# Costco is selling the TEAC iPod docking clock radio for $89.99



## HowEver (Jan 11, 2005)

SR-L200i-W Hi Fi Table Radio
Main Features

Function: iPod / Tuner / AUX
iPod Dock (iPod charges while playing)
Speakers: 2.5" Super Dynamic Full Range x2
Digital AM/FM Tuner with
10 AM + 10 FM Station Presets
Wake to iPod or Tuner
Sleep Timer
Large LCD Display with Dimmer
Front AUX Input (Stereo Mini Jack)
Muting
Remote Control (Also controls basic iPod functions)
iPod Dock Adapters and Dock Cover
Specifications

Audio Input: x1 (Stereo Mini)
Headphone Jack: x1 (Stereo Mini)
Operation: 120V AC, 60Hz
Dimension (W x H x D):
13-1/2" x 4-3/8" x 9-1/8"
340 x 110 x 230 mm
Weight:
6.6 lbs
3.0 kg

http://www.teac.com/consumer_electronics/SR-L200i-W.html

Reviewed at iPodlounge:

http://ilounge.com/index.php/news/comments/teac-offers-clock-radio-ipod-speaker-systems/



> Teac recently introduced two new iPod speaker systems with clock radio functions. The SRL-200 ($150 [US]; shown) features an integrated iPod dock, digital AM/FM radio tuner with 20 FM station presets, LCD display, and wireless remote. The system lets you awaken or fall asleep to the music on your iPod. The second unit, the Teac GR-10i ($160 [US]), is a similar clock radio with iPod dock. It sports a silver exterior, and also features a digital AM/FM tuner, LCD display, remote and sleep/alarm functions.


----------



## Bighead (May 3, 2005)

I don't see it on the Costco.ca site... :-(

Exactly what I am looking for for my office...


----------



## HowEver (Jan 11, 2005)

Not costco.ca. Costco stores.


----------



## Jason H (Feb 1, 2004)

Checked it out tonight. Looks like decent build quality. Sounds alright, it was a bit hard to check out in a costco. Especially with 'pour some sugar on me' blasting out of a minisystem in the next aisle. If I needed one, I'd definitely go buy this one.


----------



## MacDaddy (Jul 16, 2001)

Thanks for the tip! Time to hitup Costco!


----------



## imeldamac (Aug 20, 2005)

Does this work with a shuffle?-- looking for an end of school year present for my 11-year-old.


----------



## fyrefly (Apr 16, 2005)

In a review comment on iLounge's site a user says:

"It comes with adapters for all the current iPods that snap into the top of the unit."

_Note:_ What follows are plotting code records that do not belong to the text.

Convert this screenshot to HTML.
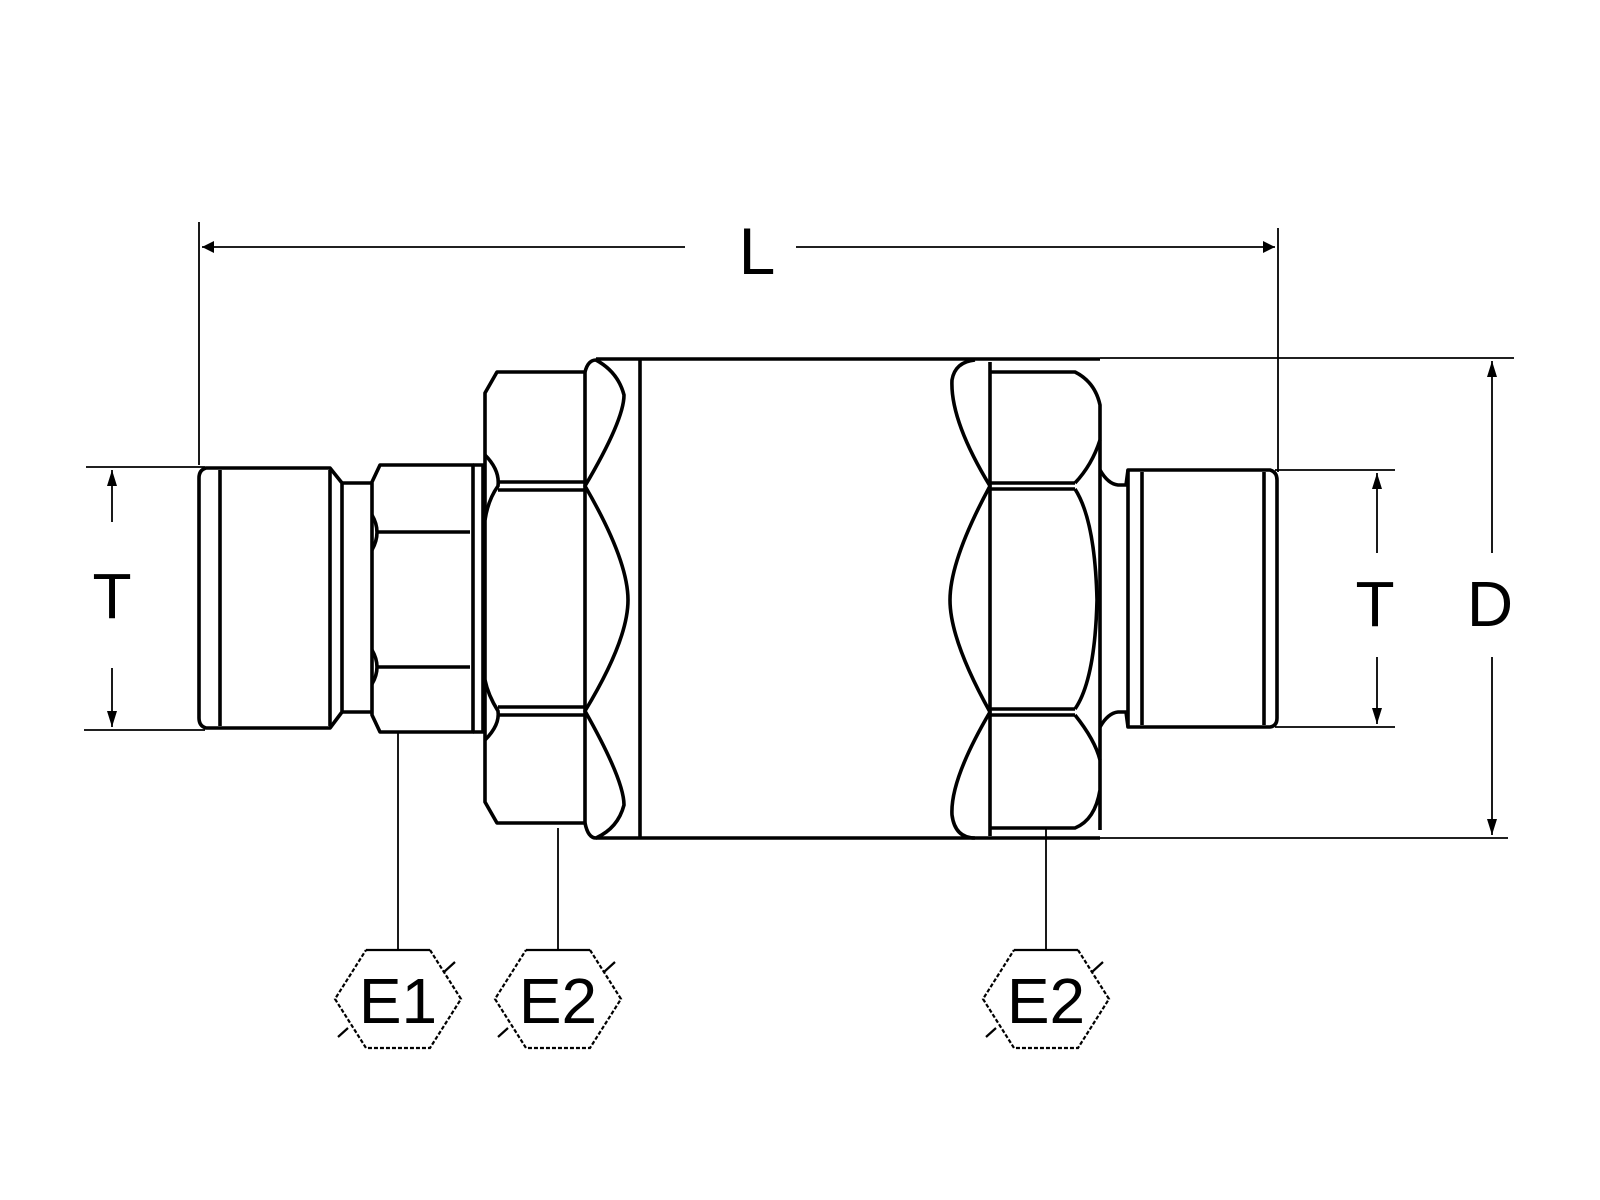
<!DOCTYPE html>
<html><head><meta charset="utf-8"><style>
html,body{margin:0;padding:0;background:#fff;}
svg{display:block;}
text{font-family:"Liberation Sans",sans-serif;fill:#000;}
</style></head><body>
<svg width="1600" height="1200" viewBox="0 0 1600 1200" xmlns="http://www.w3.org/2000/svg">
<g fill="none" stroke="#000" stroke-width="1.8">
  <line x1="199" y1="222" x2="199" y2="465"/>
  <line x1="1278" y1="228" x2="1278" y2="472"/>
  <line x1="202" y1="247" x2="685" y2="247"/>
  <line x1="796" y1="247" x2="1275" y2="247"/>
  <line x1="86" y1="467" x2="205" y2="467"/>
  <line x1="84" y1="730" x2="205" y2="730"/>
  <line x1="112" y1="470" x2="112" y2="522"/>
  <line x1="112" y1="668" x2="112" y2="727"/>
  <line x1="1275" y1="470" x2="1395" y2="470"/>
  <line x1="1275" y1="727" x2="1395" y2="727"/>
  <line x1="1377" y1="473" x2="1377" y2="553"/>
  <line x1="1377" y1="657" x2="1377" y2="724"/>
  <line x1="1100" y1="358" x2="1514" y2="358"/>
  <line x1="1100" y1="838" x2="1508" y2="838"/>
  <line x1="1492" y1="361" x2="1492" y2="553"/>
  <line x1="1492" y1="657" x2="1492" y2="835"/>
  <line x1="398" y1="732" x2="398" y2="950"/>
  <line x1="558" y1="828" x2="558" y2="950"/>
  <line x1="1046" y1="828" x2="1046" y2="950"/>
</g>
<g fill="#000">
  <polygon points="202,247 214,241 214,253"/>
  <polygon points="1275,247 1263,241 1263,253"/>
  <polygon points="112,470 107,486 117,486"/>
  <polygon points="112,727 107,711 117,711"/>
  <polygon points="1377,473 1372,489 1382,489"/>
  <polygon points="1377,724 1372,708 1382,708"/>
  <polygon points="1492,361 1487,377 1497,377"/>
  <polygon points="1492,835 1487,819 1497,819"/>
</g>
<g fill="none" stroke="#000" stroke-width="3.6" stroke-linejoin="round">
  <path d="M206,468 L330,468 L342,483 L342,712 L330,728 L206,728 Q199,726 199,718 L199,478 Q199,470 206,468 Z"/>
  <line x1="220" y1="470" x2="220" y2="726"/>
  <line x1="330" y1="470" x2="330" y2="726"/>
  <path d="M342,483 L372,483 M342,712 L372,712"/>
  <path d="M380,465 L473,465 L473,732 L380,732 L372,715 L372,482 Z"/>
  <path d="M378,532 L470,532 M378,667 L470,667"/>
  <path d="M372,515 Q382,532 372,550 M372,650 Q382,667 372,684"/>
  <path d="M473,465 L485,465 M473,732 L485,732"/>
  <line x1="483" y1="465" x2="483" y2="732"/>
  <path d="M485,393 L497,372 L585,372 L585,823 L497,823 L485,802 Z"/>
  <path d="M498,482 L585,482 M498,490 L585,490 M498,707 L585,707 M498,715 L585,715"/>
  <path d="M485,455 Q500,470 498,486 Q488,500 485,520"/>
  <path d="M485,680 Q488,695 498,711 Q500,725 485,740"/>
  <path d="M585,372 Q588,360 596,360 Q618,372 624,395 Q624,420 585,486 Q628,560 628,600 Q628,640 585,711 Q624,780 624,805 Q618,828 596,838 Q588,838 585,823"/>
  <path d="M596,359 L1100,359 M596,838 L1100,838"/>
  <line x1="640" y1="360" x2="640" y2="838"/>
  <path d="M990,372 L1075,372 Q1095,382 1100,405 L1100,830 M1100,790 Q1095,820 1075,828 L990,828"/>
  <line x1="990" y1="362" x2="990" y2="836"/>
  <path d="M990,483 L1075,483 M990,489 L1075,489 M990,709 L1075,709 M990,715 L1075,715"/>
  <path d="M1100,440 Q1092,465 1075,483 M1075,489 Q1095,520 1097,600 Q1095,680 1075,709 M1075,715 Q1095,740 1100,760"/>
  <path d="M975,360 Q955,362 952,380 Q950,420 990,486 Q950,560 950,600 Q950,640 990,712 Q950,780 952,815 Q955,838 975,838"/>
  <path d="M1100,470 Q1108,484 1118,485 L1126,485 L1128,470 M1100,727 Q1108,713 1118,712 L1126,712 L1128,727"/>
  <path d="M1128,470 L1270,470 Q1277,472 1277,480 L1277,718 Q1277,726 1270,727 L1128,727 Z"/>
  <line x1="1142" y1="472" x2="1142" y2="725"/>
  <line x1="1264" y1="472" x2="1264" y2="725"/>
</g>
<g fill="none" stroke="#000" stroke-width="2.2">
  <g transform="translate(398,0)">
    <line x1="-32" y1="950" x2="32" y2="950"/>
    <path d="M32,950 L63,999 L32,1048 L-32,1048 L-63,999 L-32,950" stroke-dasharray="4,2"/>
    <path d="M46,972 L57,962 M-50,1028 L-60,1037"/>
  </g>
  <g transform="translate(558,0)">
    <line x1="-32" y1="950" x2="32" y2="950"/>
    <path d="M32,950 L63,999 L32,1048 L-32,1048 L-63,999 L-32,950" stroke-dasharray="4,2"/>
    <path d="M46,972 L57,962 M-50,1028 L-60,1037"/>
  </g>
  <g transform="translate(1046,0)">
    <line x1="-32" y1="950" x2="32" y2="950"/>
    <path d="M32,950 L63,999 L32,1048 L-32,1048 L-63,999 L-32,950" stroke-dasharray="4,2"/>
    <path d="M46,972 L57,962 M-50,1028 L-60,1037"/>
  </g>
</g>
<g font-size="64" text-anchor="middle">
  <text x="398" y="1023">E1</text>
  <text x="558" y="1023">E2</text>
  <text x="1046" y="1023">E2</text>
  <text x="757" y="274" font-size="66">L</text>
  <text x="112" y="618">T</text>
  <text x="1375" y="626">T</text>
  <text x="1490" y="626">D</text>
</g>
</svg>
</body></html>
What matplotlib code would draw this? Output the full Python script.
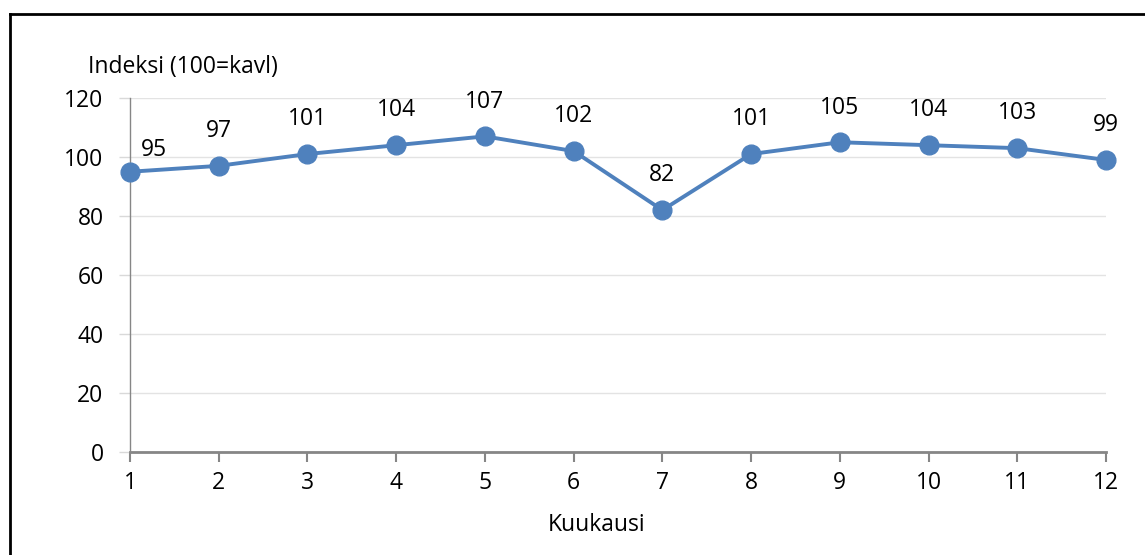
import matplotlib
matplotlib.use('Agg')
import matplotlib.pyplot as plt
from matplotlib.lines import Line2D

plt.rcParams['font.family'] = ['Open Sans', 'DejaVu Sans']

# data
kuukaudet = [1, 2, 3, 4, 5, 6, 7, 8, 9, 10, 11, 12]
indeksi = [95, 97, 101, 104, 107, 102, 82, 101, 105, 104, 103, 99]
y_ticks = [0, 20, 40, 60, 80, 100, 120]

fs = 16.5

fig = plt.figure(figsize=(11.45, 5.55), dpi=100)
ax = fig.add_axes((130 / 1145, 1 - 452 / 555, 976 / 1145, 354 / 555))

ax.plot(kuukaudet, indeksi, color='#4F81BD', lw=2.8, marker='o', ms=13.5, zorder=3, clip_on=False)
for i, (x, v) in enumerate(zip(kuukaudet, indeksi)):
    if i == 0:
        ax.annotate(str(v), (x, v), xytext=(17, 16), textcoords='offset points',
                    ha='center', va='center', fontsize=fs)
    else:
        ax.annotate(str(v), (x, v), xytext=(0, 25), textcoords='offset points',
                    ha='center', va='center', fontsize=fs)

ax.set_xlim(1, 12)
ax.set_ylim(0, 120)
ax.set_xticks(kuukaudet)
ax.set_yticks(y_ticks)
ax.tick_params(axis='x', length=7, width=1.5, color='#868686', labelsize=fs, pad=7)
ax.tick_params(axis='y', length=8, width=1, color='#D9D9D9', labelsize=fs, pad=11)
ax.grid(axis='y', color='#E3E3E3', lw=1)
ax.set_axisbelow(True)
for s in ['top', 'right']:
    ax.spines[s].set_visible(False)
ax.spines['left'].set_color('#868686')
ax.spines['left'].set_linewidth(1)
ax.spines['bottom'].set_color('#868686')
ax.spines['bottom'].set_linewidth(2)

fig.text(88 / 1145, 1 - 67 / 555, 'Indeksi (100=kavl)', fontsize=fs, va='center', ha='left')
fig.text(597 / 1145, 1 - 525 / 555, 'Kuukausi', fontsize=fs, va='center', ha='center')

# reunaviivat
fig.add_artist(Line2D([9.5 / 1145, 9.5 / 1145], [0, 1 - 14 / 555], color='black', lw=2, transform=fig.transFigure))
fig.add_artist(Line2D([9.5 / 1145, 1], [1 - 14 / 555, 1 - 14 / 555], color='black', lw=2, transform=fig.transFigure))

fig.savefig('out.png', dpi=100)
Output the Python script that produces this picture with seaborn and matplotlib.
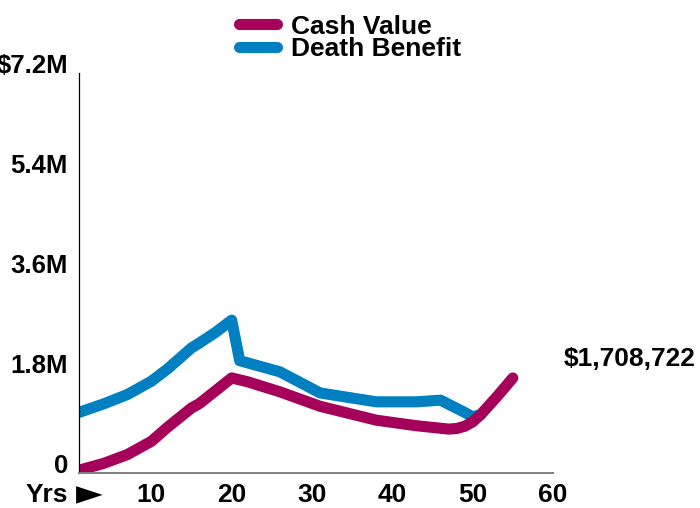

That sounds promising. I doubt that the Shuffle works though. I'd assume this works with all iPods with Dock Connector. Someone else did say that this thing has an AUX input - you could hook up your shuffle via the headphone port... doubt it would power on as an alarm clock with you shuffle playing music though.


----------



## Jason H (Feb 1, 2004)

fyrefly said:


> In a review comment on iLounge's site a user says:
> 
> "It comes with adapters for all the current iPods that snap into the top of the unit."
> 
> That sounds promising. I doubt that the Shuffle works though. I'd assume this works with all iPods with Dock Connector. Someone else did say that this thing has an AUX input - you could hook up your shuffle via the headphone port... doubt it would power on as an alarm clock with you shuffle playing music though.


There wasnt a usb port hiding there for the shuffe. It has an aux input on the FRONT and a headphone jack on the BACK. Seems a bit backwards to me, but what the heck, why not!


----------



## imeldamac (Aug 20, 2005)

Thanks


----------